Impact of 3D topography on surface solar radiation  The impact of 3-dimensional interactions between solar radiation and topography, including the difference between sunward and shaded slopes of mountains, shadow cast by nearby terrain, and multiple reflections between surfaces, is totally ignored in all current weather and climate models. I designed a 3D Monte Carlo program to simulate the travel of photons in the atmosphere and their interactions with irregular land surfaces. In addition, I developed a novel and efficient parameterization to estimate the topographic impact on surface solar radiation for application to weather and climate models based on the results of numerous Monte Carlo simulations.

Radiative effect of precipitating snow  When snow is falling in the air, it still can reflect sunlight and absorb infrared. However, most current GCMs do not consider radiative effect of snow because precipitation is assumed to fall to the surface immediately. As a result, GCMs could underestimate/overestimate upward shortwave/longwave radiation at the top of the atmosphere (TOA). We have investigated the impact of this systematic bias on GCM simulations by turning on and off this effect in Community Earth System Model version 1 (CESM1). The result suggests that common biases of Coupled Model Intercomparison Project phase 5 (CMIP5) models is partly attributable to the falling snow radiative effect. We found that the excessive solar heating in the tropics can result in overestimated precipitation and weakened trade winds that further causes biases of sea surface temperature and salinity in the tropical Pacific. In addition, the periodicity and amplitude of the El Niño is also affected. On the other hand, missing of the downward longwave radiation emitted by falling snow could lead to surface cold bias in high-latitude regions. Consequently, the retreat of Arctic sea ice could be underestimated by current CMIP5 models.

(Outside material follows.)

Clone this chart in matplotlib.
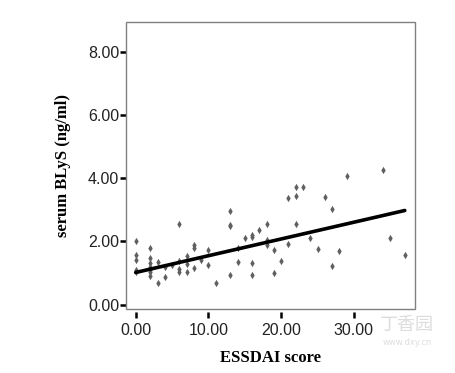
import matplotlib
matplotlib.use('Agg')
import matplotlib.pyplot as plt
from matplotlib.patches import Rectangle

# ESSDAI score vs serum BLyS
essdai = [0, 0, 0, 0, 0,
          2, 2, 2, 2, 2, 2, 2,
          3, 3, 4, 4, 5,
          6, 6, 6, 6, 7, 7, 7,
          8, 8, 8, 9, 10, 10, 11,
          13, 13, 13, 13, 14, 14, 15,
          16, 16, 16, 16, 17, 18, 18, 18,
          19, 19, 20, 21, 21, 22, 22, 22, 23,
          24, 25, 26, 27, 27, 28, 29, 34, 35, 37]
blys = [2.02, 1.57, 1.42, 1.10, 1.02,
        1.79, 1.47, 1.32, 1.19, 1.10, 1.02, 0.92,
        1.36, 0.68, 1.19, 0.89, 1.25,
        2.56, 1.39, 1.13, 1.04, 1.55, 1.28, 1.04,
        1.88, 1.78, 1.17, 1.42, 1.74, 1.25, 0.68,
        2.96, 2.53, 2.49, 0.93, 1.80, 1.35, 2.11,
        2.21, 2.14, 1.32, 0.93, 2.37, 2.56, 2.05, 1.88,
        1.74, 1.00, 1.39, 3.39, 1.92, 3.73, 3.44, 2.56, 3.73,
        2.11, 1.77, 3.42, 3.03, 1.22, 1.71, 4.07, 4.26, 2.11, 1.57]

# fitted line end points
fit_x = [0, 37]
fit_y = [1.02, 2.98]

yticks = [0, 2, 4, 6, 8]
xticks = [0, 10, 20, 30]

fig = plt.figure(figsize=(4.55, 3.73), dpi=100)
ax = fig.add_axes([0.277, 0.172, 0.635, 0.769])

ax.scatter(essdai, blys, marker='d', s=14, color='#606060', linewidths=0, zorder=3)
ax.plot(fit_x, fit_y, color='black', linewidth=2.6, solid_capstyle='round', zorder=4)

ax.set_xlim(-1.33, 38.4)
ax.set_ylim(-0.13, 8.94)
ax.set_xticks(xticks)
ax.set_yticks(yticks)
ax.set_xticklabels(['%.2f' % v for v in xticks])
ax.set_yticklabels(['%.2f' % v for v in yticks])

# frame drawn separately so that x ticks can sit a little below it
for s in ax.spines.values():
    s.set_visible(False)
ax.spines['bottom'].set_position(('outward', 2))
ax.add_patch(Rectangle((0, 0), 1, 1, transform=ax.transAxes, fill=False,
                       edgecolor='#808080', linewidth=1.0, zorder=5, clip_on=False))

ax.tick_params(axis='both', direction='out', length=4, width=1.8, color='black',
               labelsize=11.5, labelcolor='#222222')
ax.tick_params(axis='y', pad=1)
ax.tick_params(axis='x', pad=4)
for lab in ax.get_xticklabels() + ax.get_yticklabels():
    lab.set_family(['Liberation Sans', 'DejaVu Sans'])

ax.set_xlabel('ESSDAI score', fontsize=12, fontweight='bold',
              family='Liberation Serif', labelpad=9)
ax.set_ylabel('serum BLyS (ng/ml)', fontsize=12, fontweight='bold',
              family='Liberation Serif', labelpad=12)

# faint site watermark
fig.text(0.835, 0.115, '丁香园', fontsize=13, color='#dddddd',
         family=['Noto Sans CJK SC', 'DejaVu Sans'])
fig.text(0.84, 0.075, 'www.dxy.cn', fontsize=6, color='#dddddd')

plt.savefig('out.png', dpi=100)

Assessing cold bias over the Tibetan Plateau in GCMs  Almost all contemporary GCMs encounter severe cold bias of about 4 K over the Tibetan Plateau in winter. I evaluated the impacts of 3D topography-radiation interaction and falling snow radiative effect on surface energy fluxes. Both mechanisms contribute the deficiency of downward radiation and therefore lead to underestimation of surface temperature. The surface net solar radiation increases at the inland regions and the southern slope of the Himalayas, due to multiple reflection and additional sunlight at the sunward side, respectively. Consequently, the surface temperature can increase by more than 1 K in these regions. The falling snow can emit more downward longwave radiation and warm up the surface.

Development of Taiwan Earth System Model (TaiESM)  For capability and capacity building of climate modeling in Taiwan, we have developed the Taiwan Earth System Model (TaiESM) on the basis of CESM1 from National Center for Atmospheric Research (NCAR). Several locally-designed physical and chemical parameterizations, including deep convection, cloud macrophysics, aerosols, and radiation-topography interaction, are implemented in CESM1. Our goal is to improve climate variability simulations for both spatial and temporal aspects. In addition to development and implementation of my radiation scheme, I am in charge of coordination and programming to integrate all new schemes into TaiESM and arrange series of GCM simulations for the Phase 6 of Couple Model Intercomparison Project (CMIP6).